--- START Given information ---

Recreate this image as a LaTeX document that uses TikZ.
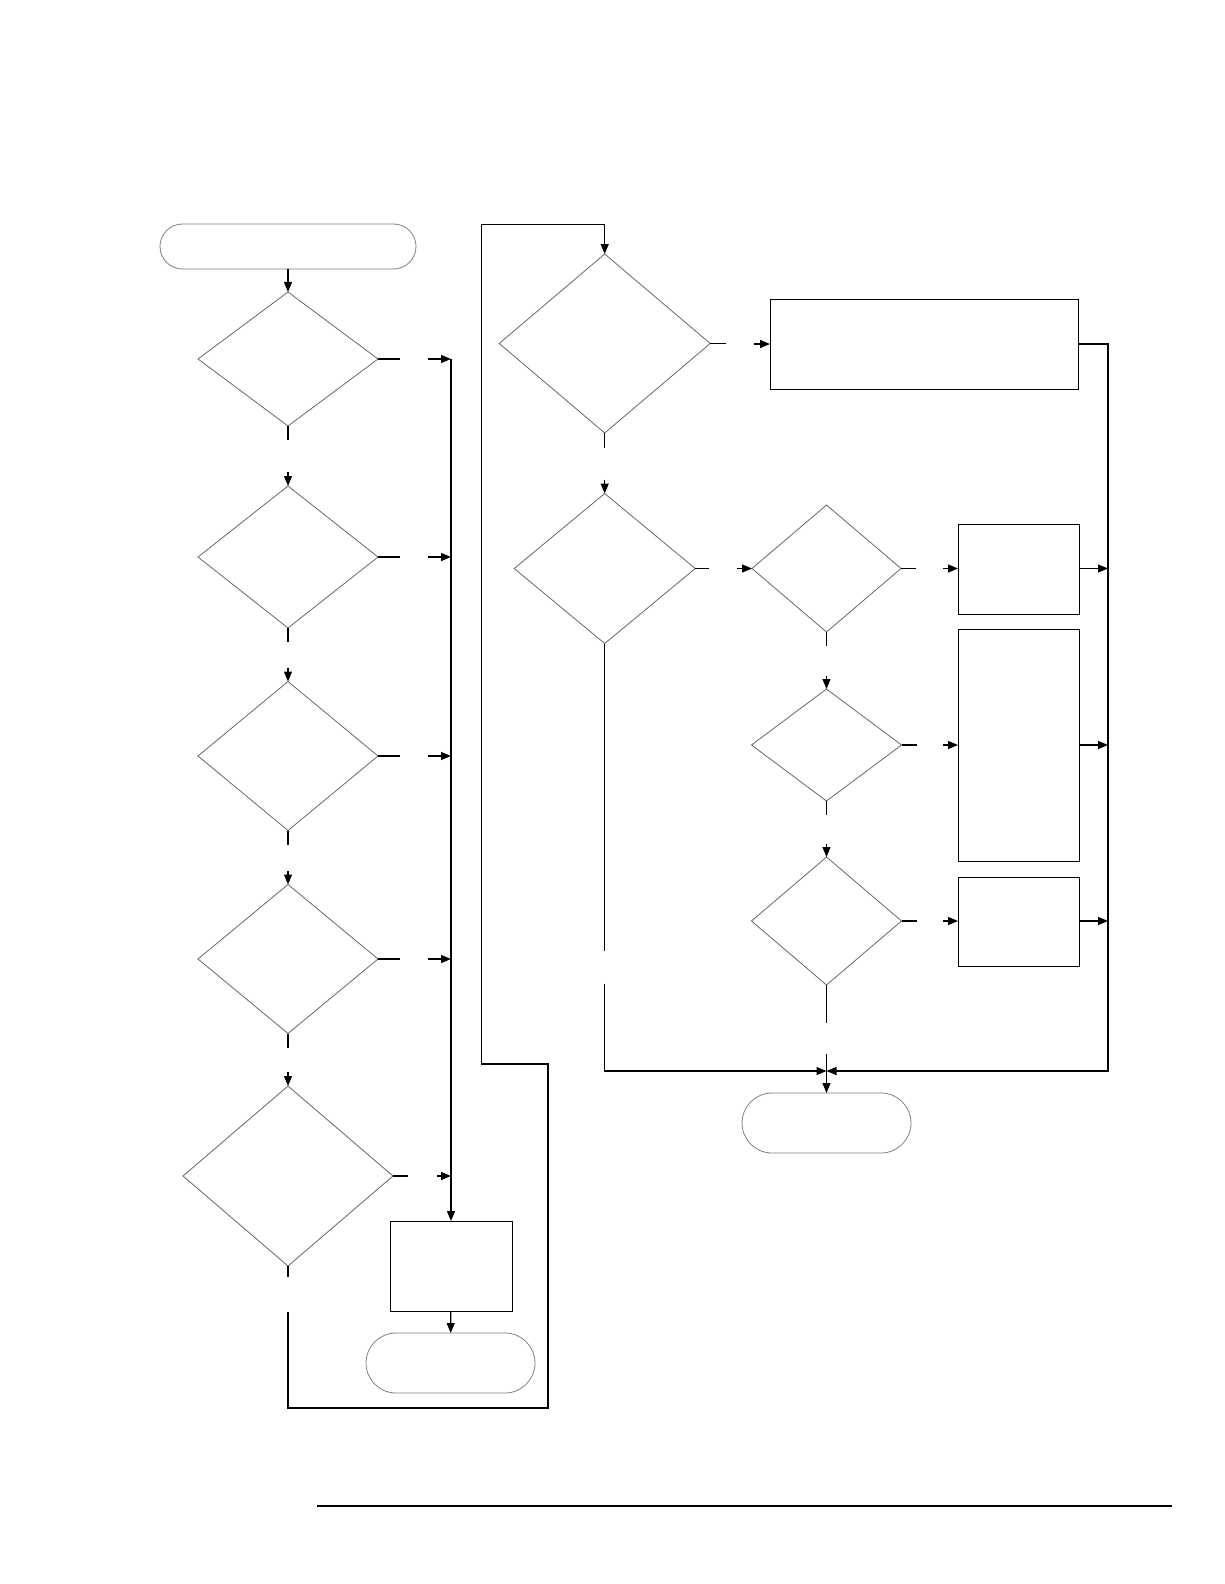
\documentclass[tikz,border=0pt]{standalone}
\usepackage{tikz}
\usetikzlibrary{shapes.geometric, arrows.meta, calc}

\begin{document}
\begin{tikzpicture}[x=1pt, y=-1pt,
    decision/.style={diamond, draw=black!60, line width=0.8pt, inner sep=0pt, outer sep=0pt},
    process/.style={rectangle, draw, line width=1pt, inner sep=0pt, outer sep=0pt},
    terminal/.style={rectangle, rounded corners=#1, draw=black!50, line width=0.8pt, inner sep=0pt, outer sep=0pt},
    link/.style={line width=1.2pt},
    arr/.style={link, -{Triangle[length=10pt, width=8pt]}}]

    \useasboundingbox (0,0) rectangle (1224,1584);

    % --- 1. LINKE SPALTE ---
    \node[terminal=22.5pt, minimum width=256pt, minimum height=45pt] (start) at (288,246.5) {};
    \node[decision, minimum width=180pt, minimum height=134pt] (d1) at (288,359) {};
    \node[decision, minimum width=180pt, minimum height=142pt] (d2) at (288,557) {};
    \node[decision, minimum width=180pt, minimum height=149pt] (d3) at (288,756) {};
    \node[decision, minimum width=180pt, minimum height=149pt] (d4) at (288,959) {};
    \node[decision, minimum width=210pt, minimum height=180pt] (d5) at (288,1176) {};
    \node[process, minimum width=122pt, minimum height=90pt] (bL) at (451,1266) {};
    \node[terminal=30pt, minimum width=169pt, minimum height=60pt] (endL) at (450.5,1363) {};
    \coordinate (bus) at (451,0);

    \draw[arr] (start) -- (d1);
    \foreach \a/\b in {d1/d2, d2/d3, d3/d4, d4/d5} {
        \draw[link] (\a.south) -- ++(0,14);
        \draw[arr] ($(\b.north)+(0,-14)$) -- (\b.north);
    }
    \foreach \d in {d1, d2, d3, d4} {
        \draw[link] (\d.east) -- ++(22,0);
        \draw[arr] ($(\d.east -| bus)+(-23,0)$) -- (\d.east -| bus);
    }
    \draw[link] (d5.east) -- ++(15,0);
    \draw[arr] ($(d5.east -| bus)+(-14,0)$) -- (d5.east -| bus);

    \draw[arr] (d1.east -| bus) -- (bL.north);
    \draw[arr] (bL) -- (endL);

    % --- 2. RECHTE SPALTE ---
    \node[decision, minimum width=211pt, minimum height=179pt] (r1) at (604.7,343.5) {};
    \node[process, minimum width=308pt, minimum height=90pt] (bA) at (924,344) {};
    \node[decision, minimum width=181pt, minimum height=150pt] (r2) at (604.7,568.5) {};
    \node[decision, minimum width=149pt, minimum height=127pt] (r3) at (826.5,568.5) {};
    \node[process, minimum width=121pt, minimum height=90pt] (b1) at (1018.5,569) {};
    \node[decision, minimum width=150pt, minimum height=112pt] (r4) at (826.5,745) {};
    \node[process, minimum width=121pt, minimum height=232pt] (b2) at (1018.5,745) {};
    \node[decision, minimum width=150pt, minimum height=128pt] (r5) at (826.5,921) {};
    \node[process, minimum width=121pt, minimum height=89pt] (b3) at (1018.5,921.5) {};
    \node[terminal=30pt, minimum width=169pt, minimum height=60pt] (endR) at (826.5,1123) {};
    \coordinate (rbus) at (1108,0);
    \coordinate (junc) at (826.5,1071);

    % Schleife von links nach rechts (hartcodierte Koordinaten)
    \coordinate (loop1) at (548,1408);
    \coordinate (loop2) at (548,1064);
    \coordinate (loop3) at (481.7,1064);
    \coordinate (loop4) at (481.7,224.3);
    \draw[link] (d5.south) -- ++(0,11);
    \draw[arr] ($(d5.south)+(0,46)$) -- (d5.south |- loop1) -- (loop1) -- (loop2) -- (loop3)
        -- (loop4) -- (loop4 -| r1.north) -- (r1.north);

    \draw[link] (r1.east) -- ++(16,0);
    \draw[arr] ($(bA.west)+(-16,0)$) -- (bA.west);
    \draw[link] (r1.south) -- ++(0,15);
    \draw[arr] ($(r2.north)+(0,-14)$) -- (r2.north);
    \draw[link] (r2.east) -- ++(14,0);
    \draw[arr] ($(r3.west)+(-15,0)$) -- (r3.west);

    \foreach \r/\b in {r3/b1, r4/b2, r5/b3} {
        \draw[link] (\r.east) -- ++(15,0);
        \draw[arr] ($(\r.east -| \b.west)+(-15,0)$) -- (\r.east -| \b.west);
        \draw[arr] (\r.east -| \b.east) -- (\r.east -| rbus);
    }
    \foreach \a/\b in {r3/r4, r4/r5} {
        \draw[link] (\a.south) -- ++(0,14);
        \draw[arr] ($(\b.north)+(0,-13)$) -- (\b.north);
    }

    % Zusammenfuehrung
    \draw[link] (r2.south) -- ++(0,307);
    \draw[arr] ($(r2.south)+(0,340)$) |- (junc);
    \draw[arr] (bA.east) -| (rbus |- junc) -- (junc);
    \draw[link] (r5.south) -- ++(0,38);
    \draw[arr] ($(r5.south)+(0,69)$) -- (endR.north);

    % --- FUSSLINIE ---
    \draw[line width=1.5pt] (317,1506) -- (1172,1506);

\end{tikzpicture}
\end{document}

--- END Given information ---

◆ Written instruction
The data should be printed again unchanged; leave its pictures out.

◆ Response to this task
Recreate this image as a LaTeX document that uses TikZ.
\documentclass[tikz,border=0pt]{standalone}
\usepackage{tikz}
\usetikzlibrary{shapes.geometric, arrows.meta, calc}

\begin{document}
\begin{tikzpicture}[x=1pt, y=-1pt,
    decision/.style={diamond, draw=black!60, line width=0.8pt, inner sep=0pt, outer sep=0pt},
    process/.style={rectangle, draw, line width=1pt, inner sep=0pt, outer sep=0pt},
    terminal/.style={rectangle, rounded corners=#1, draw=black!50, line width=0.8pt, inner sep=0pt, outer sep=0pt},
    link/.style={line width=1.2pt},
    arr/.style={link, -{Triangle[length=10pt, width=8pt]}}]

    \useasboundingbox (0,0) rectangle (1224,1584);

    % --- 1. LINKE SPALTE ---
    \node[terminal=22.5pt, minimum width=256pt, minimum height=45pt] (start) at (288,246.5) {};
    \node[decision, minimum width=180pt, minimum height=134pt] (d1) at (288,359) {};
    \node[decision, minimum width=180pt, minimum height=142pt] (d2) at (288,557) {};
    \node[decision, minimum width=180pt, minimum height=149pt] (d3) at (288,756) {};
    \node[decision, minimum width=180pt, minimum height=149pt] (d4) at (288,959) {};
    \node[decision, minimum width=210pt, minimum height=180pt] (d5) at (288,1176) {};
    \node[process, minimum width=122pt, minimum height=90pt] (bL) at (451,1266) {};
    \node[terminal=30pt, minimum width=169pt, minimum height=60pt] (endL) at (450.5,1363) {};
    \coordinate (bus) at (451,0);

    \draw[arr] (start) -- (d1);
    \foreach \a/\b in {d1/d2, d2/d3, d3/d4, d4/d5} {
        \draw[link] (\a.south) -- ++(0,14);
        \draw[arr] ($(\b.north)+(0,-14)$) -- (\b.north);
    }
    \foreach \d in {d1, d2, d3, d4} {
        \draw[link] (\d.east) -- ++(22,0);
        \draw[arr] ($(\d.east -| bus)+(-23,0)$) -- (\d.east -| bus);
    }
    \draw[link] (d5.east) -- ++(15,0);
    \draw[arr] ($(d5.east -| bus)+(-14,0)$) -- (d5.east -| bus);

    \draw[arr] (d1.east -| bus) -- (bL.north);
    \draw[arr] (bL) -- (endL);

    % --- 2. RECHTE SPALTE ---
    \node[decision, minimum width=211pt, minimum height=179pt] (r1) at (604.7,343.5) {};
    \node[process, minimum width=308pt, minimum height=90pt] (bA) at (924,344) {};
    \node[decision, minimum width=181pt, minimum height=150pt] (r2) at (604.7,568.5) {};
    \node[decision, minimum width=149pt, minimum height=127pt] (r3) at (826.5,568.5) {};
    \node[process, minimum width=121pt, minimum height=90pt] (b1) at (1018.5,569) {};
    \node[decision, minimum width=150pt, minimum height=112pt] (r4) at (826.5,745) {};
    \node[process, minimum width=121pt, minimum height=232pt] (b2) at (1018.5,745) {};
    \node[decision, minimum width=150pt, minimum height=128pt] (r5) at (826.5,921) {};
    \node[process, minimum width=121pt, minimum height=89pt] (b3) at (1018.5,921.5) {};
    \node[terminal=30pt, minimum width=169pt, minimum height=60pt] (endR) at (826.5,1123) {};
    \coordinate (rbus) at (1108,0);
    \coordinate (junc) at (826.5,1071);

    % Schleife von links nach rechts (hartcodierte Koordinaten)
    \coordinate (loop1) at (548,1408);
    \coordinate (loop2) at (548,1064);
    \coordinate (loop3) at (481.7,1064);
    \coordinate (loop4) at (481.7,224.3);
    \draw[link] (d5.south) -- ++(0,11);
    \draw[arr] ($(d5.south)+(0,46)$) -- (d5.south |- loop1) -- (loop1) -- (loop2) -- (loop3)
        -- (loop4) -- (loop4 -| r1.north) -- (r1.north);

    \draw[link] (r1.east) -- ++(16,0);
    \draw[arr] ($(bA.west)+(-16,0)$) -- (bA.west);
    \draw[link] (r1.south) -- ++(0,15);
    \draw[arr] ($(r2.north)+(0,-14)$) -- (r2.north);
    \draw[link] (r2.east) -- ++(14,0);
    \draw[arr] ($(r3.west)+(-15,0)$) -- (r3.west);

    \foreach \r/\b in {r3/b1, r4/b2, r5/b3} {
        \draw[link] (\r.east) -- ++(15,0);
        \draw[arr] ($(\r.east -| \b.west)+(-15,0)$) -- (\r.east -| \b.west);
        \draw[arr] (\r.east -| \b.east) -- (\r.east -| rbus);
    }
    \foreach \a/\b in {r3/r4, r4/r5} {
        \draw[link] (\a.south) -- ++(0,14);
        \draw[arr] ($(\b.north)+(0,-13)$) -- (\b.north);
    }

    % Zusammenfuehrung
    \draw[link] (r2.south) -- ++(0,307);
    \draw[arr] ($(r2.south)+(0,340)$) |- (junc);
    \draw[arr] (bA.east) -| (rbus |- junc) -- (junc);
    \draw[link] (r5.south) -- ++(0,38);
    \draw[arr] ($(r5.south)+(0,69)$) -- (endR.north);

    % --- FUSSLINIE ---
    \draw[line width=1.5pt] (317,1506) -- (1172,1506);

\end{tikzpicture}
\end{document}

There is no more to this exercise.